**Exercise instructions:**
Reproduce all of the data below without alteration; exclude every picture.

— START —

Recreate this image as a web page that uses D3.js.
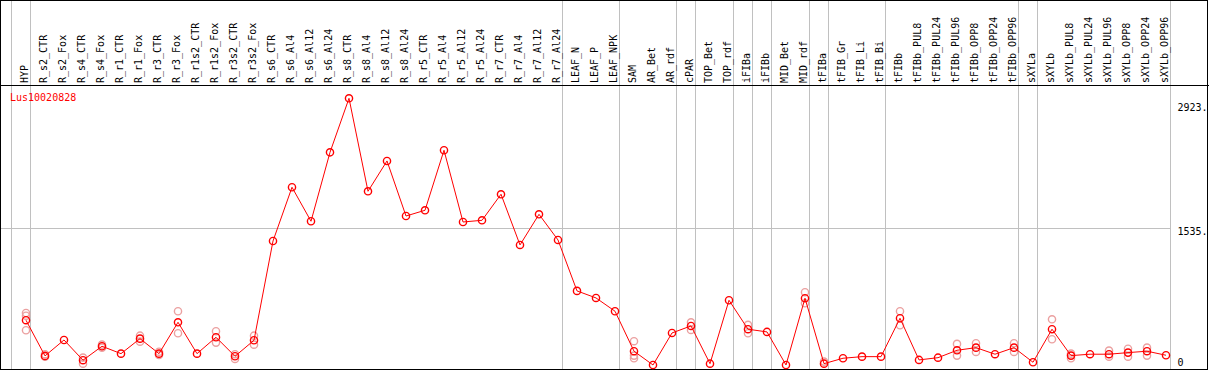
<!DOCTYPE html>
<html>
<head>
<meta charset="utf-8">
<script src="https://cdn.jsdelivr.net/npm/d3@7"></script>
<style>
  body { margin: 0; background: #fff; }
  text { font-family: "DejaVu Sans Mono", monospace; font-size: 10px; }
</style>
</head>
<body>
<script>
const width = 1209;
const height = 370;

const geneName = "Lus10020828";

const categories = [
  "HYP", "R_s2_CTR", "R_s2_Fox", "R_s4_CTR", "R_s4_Fox", "R_r1_CTR", "R_r1_Fox",
  "R_r3_CTR", "R_r3_Fox", "R_r1s2_CTR", "R_r1s2_Fox", "R_r3s2_CTR", "R_r3s2_Fox",
  "R_s6_CTR", "R_s6_Al4", "R_s6_Al12", "R_s6_Al24", "R_s8_CTR", "R_s8_Al4",
  "R_s8_Al12", "R_s8_Al24", "R_r5_CTR", "R_r5_Al4", "R_r5_Al12", "R_r5_Al24",
  "R_r7_CTR", "R_r7_Al4", "R_r7_Al12", "R_r7_Al24", "LEAF_N", "LEAF_P", "LEAF_NPK",
  "SAM", "AR_Bet", "AR_rdf", "cPAR", "TOP_Bet", "TOP_rdf", "iFIBa", "iFIBb",
  "MID_Bet", "MID_rdf", "tFIBa", "tFIB_Gr", "tFIB_Li", "tFIB_Bi", "tFIBb",
  "tFIBb_PUL8", "tFIBb_PUL24", "tFIBb_PUL96", "tFIBb_OPP8", "tFIBb_OPP24", "tFIBb_OPP96",
  "sXYLa", "sXYLb", "sXYLb_PUL8", "sXYLb_PUL24", "sXYLb_PUL96", "sXYLb_OPP8",
  "sXYLb_OPP24", "sXYLb_OPP96"
];

// mean expression per sample
const means = [
  553, 172, 342, 126, 275, 196, 356, 196, 531, 196, 371, 168, 339,
  1399, 1973, 1610, 2346, 2923, 1930, 2254, 1666, 1727, 2368, 1602, 1620, 1898, 1357, 1684, 1410,
  866, 791, 649, 222, 75, 417, 492, 89, 766, 457, 428, 75,
  788, 89, 147, 164, 164, 574, 129, 153, 232, 260, 190, 260,
  104, 457, 175, 190, 190, 207, 222, 179
];

// individual replicates (only where they stand out from the mean)
const replicates = [
  [630, 601, 446], [190, 164], [], [154, 89], [292, 260], [], [388, 324],
  [217, 182], [649, 414], [], [435, 314], [190, 140], [388, 292],
  [], [], [], [], [], [], [], [], [], [], [], [], [], [], [], [],
  [], [], [], [329, 175, 147], [], [], [531, 449], [], [], [503, 414], [], [],
  [852, 734], [111], [], [], [], [649, 499], [], [], [300, 175], [307, 214], [], [307, 214],
  [], [563, 350], [196, 147], [], [228, 164], [249, 164], [260, 175], []
];

// first sample of each group -> grey separator
const groupStarts = [
  "HYP", "R_s2_CTR", "LEAF_N", "SAM", "cPAR", "TOP_Bet", "iFIBa", "iFIBb",
  "MID_Bet", "tFIBa", "tFIB_Gr", "tFIBb", "sXYLa", "sXYLb"
];

const yTicks = [2923, 1535, 0];

const headerH = 85;
const bottom = 369;

const x = d3.scaleBand()
  .domain(categories)
  .range([11.5, 11.5 + 19 * categories.length]);
const px = d => x(d) + 14.5;

const y = d3.scaleLinear()
  .domain([0, 2923])
  .range([372, 98.3]);

const svg = d3.select("body").append("svg")
  .attr("width", width)
  .attr("height", height);

svg.append("rect")
  .attr("width", width).attr("height", height).attr("fill", "#fff");

const xEnd = x.range()[1];

// grey grid
svg.append("line")
  .attr("x1", 0).attr("x2", xEnd)
  .attr("y1", Math.round(y(1535)) + 0.5).attr("y2", Math.round(y(1535)) + 0.5)
  .attr("stroke", "#c0c0c0");

svg.append("g")
  .selectAll("line")
  .data(groupStarts.map(c => x(c)).concat([xEnd]))
  .enter().append("line")
  .attr("x1", d => Math.round(d) - 0.5).attr("x2", d => Math.round(d) - 0.5)
  .attr("y1", 0).attr("y2", height)
  .attr("stroke", "#c0c0c0");

// frame
const frame = svg.append("g").attr("stroke", "#000").attr("fill", "none");
frame.append("rect").attr("x", 0.5).attr("y", 0.5).attr("width", width - 2).attr("height", bottom);
frame.append("line").attr("x1", 0).attr("x2", width).attr("y1", headerH + 0.5).attr("y2", headerH + 0.5);

// column labels
svg.append("g")
  .selectAll("text")
  .data(categories)
  .enter().append("text")
  .attr("transform", d => `translate(${px(d) + 2}, 83) rotate(-90)`)
  .attr("fill", "#000")
  .text(d => d);

// y labels
svg.append("g")
  .selectAll("text")
  .data(yTicks)
  .enter().append("text")
  .attr("x", xEnd + 7)
  .attr("y", d => Math.min(Math.max(y(d) + 7, 110.5), 365.5))
  .attr("fill", "#000")
  .text(d => d === 0 ? "0" : d + ".");

svg.append("text")
  .attr("x", 10).attr("y", 101)
  .attr("fill", "#f00")
  .text(geneName);

// replicate points
const reps = [];
replicates.forEach((r, i) => r.forEach(v => reps.push({ c: categories[i], v })));
svg.append("g")
  .selectAll("circle")
  .data(reps)
  .enter().append("circle")
  .attr("cx", d => px(d.c))
  .attr("cy", d => y(d.v))
  .attr("r", 3.6)
  .attr("fill", "none")
  .attr("stroke", "#eba0a0")
  .attr("stroke-width", 1.4);

// mean line
const line = d3.line()
  .x((d, i) => px(categories[i]))
  .y(d => y(d));

svg.append("path")
  .attr("d", line(means))
  .attr("fill", "none")
  .attr("stroke", "#f00")
  .attr("stroke-width", 1);

svg.append("g")
  .selectAll("circle")
  .data(means)
  .enter().append("circle")
  .attr("cx", (d, i) => px(categories[i]))
  .attr("cy", d => y(d))
  .attr("r", 3.6)
  .attr("fill", "none")
  .attr("stroke", "#f00")
  .attr("stroke-width", 1.4);
</script>
</body>
</html>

— END —

**Answer to this task:**
Recreate this image as a web page that uses D3.js.
<!DOCTYPE html>
<html>
<head>
<meta charset="utf-8">
<script src="https://cdn.jsdelivr.net/npm/d3@7"></script>
<style>
  body { margin: 0; background: #fff; }
  text { font-family: "DejaVu Sans Mono", monospace; font-size: 10px; }
</style>
</head>
<body>
<script>
const width = 1209;
const height = 370;

const geneName = "Lus10020828";

const categories = [
  "HYP", "R_s2_CTR", "R_s2_Fox", "R_s4_CTR", "R_s4_Fox", "R_r1_CTR", "R_r1_Fox",
  "R_r3_CTR", "R_r3_Fox", "R_r1s2_CTR", "R_r1s2_Fox", "R_r3s2_CTR", "R_r3s2_Fox",
  "R_s6_CTR", "R_s6_Al4", "R_s6_Al12", "R_s6_Al24", "R_s8_CTR", "R_s8_Al4",
  "R_s8_Al12", "R_s8_Al24", "R_r5_CTR", "R_r5_Al4", "R_r5_Al12", "R_r5_Al24",
  "R_r7_CTR", "R_r7_Al4", "R_r7_Al12", "R_r7_Al24", "LEAF_N", "LEAF_P", "LEAF_NPK",
  "SAM", "AR_Bet", "AR_rdf", "cPAR", "TOP_Bet", "TOP_rdf", "iFIBa", "iFIBb",
  "MID_Bet", "MID_rdf", "tFIBa", "tFIB_Gr", "tFIB_Li", "tFIB_Bi", "tFIBb",
  "tFIBb_PUL8", "tFIBb_PUL24", "tFIBb_PUL96", "tFIBb_OPP8", "tFIBb_OPP24", "tFIBb_OPP96",
  "sXYLa", "sXYLb", "sXYLb_PUL8", "sXYLb_PUL24", "sXYLb_PUL96", "sXYLb_OPP8",
  "sXYLb_OPP24", "sXYLb_OPP96"
];

// mean expression per sample
const means = [
  553, 172, 342, 126, 275, 196, 356, 196, 531, 196, 371, 168, 339,
  1399, 1973, 1610, 2346, 2923, 1930, 2254, 1666, 1727, 2368, 1602, 1620, 1898, 1357, 1684, 1410,
  866, 791, 649, 222, 75, 417, 492, 89, 766, 457, 428, 75,
  788, 89, 147, 164, 164, 574, 129, 153, 232, 260, 190, 260,
  104, 457, 175, 190, 190, 207, 222, 179
];

// individual replicates (only where they stand out from the mean)
const replicates = [
  [630, 601, 446], [190, 164], [], [154, 89], [292, 260], [], [388, 324],
  [217, 182], [649, 414], [], [435, 314], [190, 140], [388, 292],
  [], [], [], [], [], [], [], [], [], [], [], [], [], [], [], [],
  [], [], [], [329, 175, 147], [], [], [531, 449], [], [], [503, 414], [], [],
  [852, 734], [111], [], [], [], [649, 499], [], [], [300, 175], [307, 214], [], [307, 214],
  [], [563, 350], [196, 147], [], [228, 164], [249, 164], [260, 175], []
];

// first sample of each group -> grey separator
const groupStarts = [
  "HYP", "R_s2_CTR", "LEAF_N", "SAM", "cPAR", "TOP_Bet", "iFIBa", "iFIBb",
  "MID_Bet", "tFIBa", "tFIB_Gr", "tFIBb", "sXYLa", "sXYLb"
];

const yTicks = [2923, 1535, 0];

const headerH = 85;
const bottom = 369;

const x = d3.scaleBand()
  .domain(categories)
  .range([11.5, 11.5 + 19 * categories.length]);
const px = d => x(d) + 14.5;

const y = d3.scaleLinear()
  .domain([0, 2923])
  .range([372, 98.3]);

const svg = d3.select("body").append("svg")
  .attr("width", width)
  .attr("height", height);

svg.append("rect")
  .attr("width", width).attr("height", height).attr("fill", "#fff");

const xEnd = x.range()[1];

// grey grid
svg.append("line")
  .attr("x1", 0).attr("x2", xEnd)
  .attr("y1", Math.round(y(1535)) + 0.5).attr("y2", Math.round(y(1535)) + 0.5)
  .attr("stroke", "#c0c0c0");

svg.append("g")
  .selectAll("line")
  .data(groupStarts.map(c => x(c)).concat([xEnd]))
  .enter().append("line")
  .attr("x1", d => Math.round(d) - 0.5).attr("x2", d => Math.round(d) - 0.5)
  .attr("y1", 0).attr("y2", height)
  .attr("stroke", "#c0c0c0");

// frame
const frame = svg.append("g").attr("stroke", "#000").attr("fill", "none");
frame.append("rect").attr("x", 0.5).attr("y", 0.5).attr("width", width - 2).attr("height", bottom);
frame.append("line").attr("x1", 0).attr("x2", width).attr("y1", headerH + 0.5).attr("y2", headerH + 0.5);

// column labels
svg.append("g")
  .selectAll("text")
  .data(categories)
  .enter().append("text")
  .attr("transform", d => `translate(${px(d) + 2}, 83) rotate(-90)`)
  .attr("fill", "#000")
  .text(d => d);

// y labels
svg.append("g")
  .selectAll("text")
  .data(yTicks)
  .enter().append("text")
  .attr("x", xEnd + 7)
  .attr("y", d => Math.min(Math.max(y(d) + 7, 110.5), 365.5))
  .attr("fill", "#000")
  .text(d => d === 0 ? "0" : d + ".");

svg.append("text")
  .attr("x", 10).attr("y", 101)
  .attr("fill", "#f00")
  .text(geneName);

// replicate points
const reps = [];
replicates.forEach((r, i) => r.forEach(v => reps.push({ c: categories[i], v })));
svg.append("g")
  .selectAll("circle")
  .data(reps)
  .enter().append("circle")
  .attr("cx", d => px(d.c))
  .attr("cy", d => y(d.v))
  .attr("r", 3.6)
  .attr("fill", "none")
  .attr("stroke", "#eba0a0")
  .attr("stroke-width", 1.4);

// mean line
const line = d3.line()
  .x((d, i) => px(categories[i]))
  .y(d => y(d));

svg.append("path")
  .attr("d", line(means))
  .attr("fill", "none")
  .attr("stroke", "#f00")
  .attr("stroke-width", 1);

svg.append("g")
  .selectAll("circle")
  .data(means)
  .enter().append("circle")
  .attr("cx", (d, i) => px(categories[i]))
  .attr("cy", d => y(d))
  .attr("r", 3.6)
  .attr("fill", "none")
  .attr("stroke", "#f00")
  .attr("stroke-width", 1.4);
</script>
</body>
</html>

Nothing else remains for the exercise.